Pilgrimage: Relics, Dirt, and Life in Transit

Listed in: First Year Seminar, as FYSE-134


Rebecca Stephens Falcasantos (Section 01)


The phenomenon of pilgrimage—of making a journey to encounter a particularly significant location—can be found in many cultures. Even today, people regularly travel to long-recognized sacred places like the Holy Sepulcher and Mecca, but also make “secular” pilgrimages to Civil War battlefields and Jim Morrison’s grave. Why do people go on pilgrimage? What makes a place worth visiting? How does the journey change them? And how might the practices of pilgrimage help us understand our own experiences of being in new and unfamiliar places or of being a stranger? Over the course of the semester, we will examine and analyze first-hand accounts of pilgrimages, travel routes, material evidence, and modern examples of religious and secular pilgrimage. Our discussions will consider topics such as the meaning of place, temporality, materiality and embodiment, foreignness, voyeurism, tourism, and relics and souvenirs.

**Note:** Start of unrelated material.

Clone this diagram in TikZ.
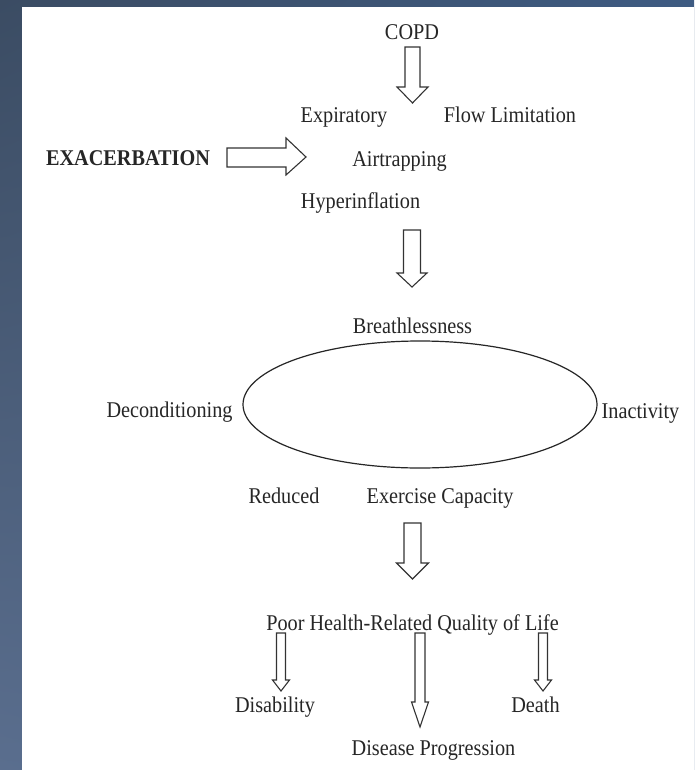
\documentclass[tikz,border=0pt]{standalone}
\usepackage{fontspec}
\setmainfont{Liberation Serif}[FakeStretch=0.9]
\usetikzlibrary{shapes.geometric,shadings}
\definecolor{bgUL}{HTML}{3B4C63}
\definecolor{bgUR}{HTML}{3E5B82}
\definecolor{bgLL}{HTML}{5A6E8E}
\definecolor{bgLR}{HTML}{4A6890}
\tikzset{
  lbl/.style={inner sep=0pt, anchor=base, text=black!85, font=\fontsize{22.5}{27}\selectfont},
  blbl/.style={lbl, font=\fontsize{22.5}{27}\selectfont\bfseries},
  barrow/.style={draw=black!80, line width=1.1pt, fill=white, line join=miter},
  loopell/.style={ellipse, draw=black!85, line width=1.2pt, inner sep=0pt, minimum width=354pt, minimum height=127pt},
}
% cx, top y, shaft half width, head half width, head base y, tip y
\newcommand\downblock[6]{%
  \draw[barrow] ({#1-#3},#2) -- ({#1+#3},#2) -- ({#1+#3},#5) -- ({#1+#4},#5) -- (#1,#6) -- ({#1-#4},#5) -- ({#1-#3},#5) -- cycle;}
\begin{document}
\begin{tikzpicture}[x=1pt,y=-1pt]
\useasboundingbox (0,0) rectangle (694,770);
\shade[upper left=bgUL, upper right=bgUR, lower left=bgLL, lower right=bgLR] (0,0) rectangle (694,770);
\fill[white] (22,7) rectangle (694,770);

% texts
\node[lbl] (copd) at (412,40) {COPD};
\node[lbl] (expir) at (344,123) {Expiratory};
\node[lbl] (flow) at (510,123) {Flow Limitation};
\node[blbl] (exac) at (128,166) {EXACERBATION};
\node[lbl] (air) at (399.5,167) {Airtrapping};
\node[lbl] (hyper) at (360.5,208) {Hyperinflation};
\node[lbl] (breath) at (412.5,333) {Breathlessness};
\node[lbl] (decond) at (169.5,417) {Deconditioning};
\node[lbl] (inact) at (640.5,418) {Inactivity};
\node[lbl] (reduced) at (284,503) {Reduced};
\node[lbl] (exercise) at (440,503) {Exercise Capacity};
\node[lbl] (poor) at (412.5,630) {Poor Health-Related Quality of Life};
\node[lbl] (disab) at (275,712) {Disability};
\node[lbl] (death) at (535.5,712) {Death};
\node[lbl] (prog) at (433.5,755) {Disease Progression};

% cycle ellipse
\node[loopell] (cycle) at (420,404.5) {};

% block arrows
\downblock{412.5}{47}{7.5}{15.5}{87}{103}
\downblock{412}{230}{8.5}{15}{273}{287}
\downblock{412.5}{523}{8.5}{16}{563}{579}
\downblock{281}{633}{4.5}{8.5}{680}{691}
\downblock{420}{633}{5}{8.5}{702}{727}
\downblock{543}{633}{4.5}{8.5}{680}{691}
% exacerbation arrow (pointing right)
\draw[barrow] (227,148) -- (286,148) -- (286,138) -- (306,157) -- (286,175) -- (286,167) -- (227,167) -- cycle;
\end{tikzpicture}
\end{document}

Fall semester. Professor Stephens Falcasantos.

How to handle overenrollment: Dean will handle this.

Students who enroll in this course will likely encounter and be expected to engage in the following intellectual skills, modes of learning, and assessment: Close reading and analysis of primary texts in translation and secondary scholarship; visual and spatial analysis. Participation in class discussions and completion of regular writing assignments are essential.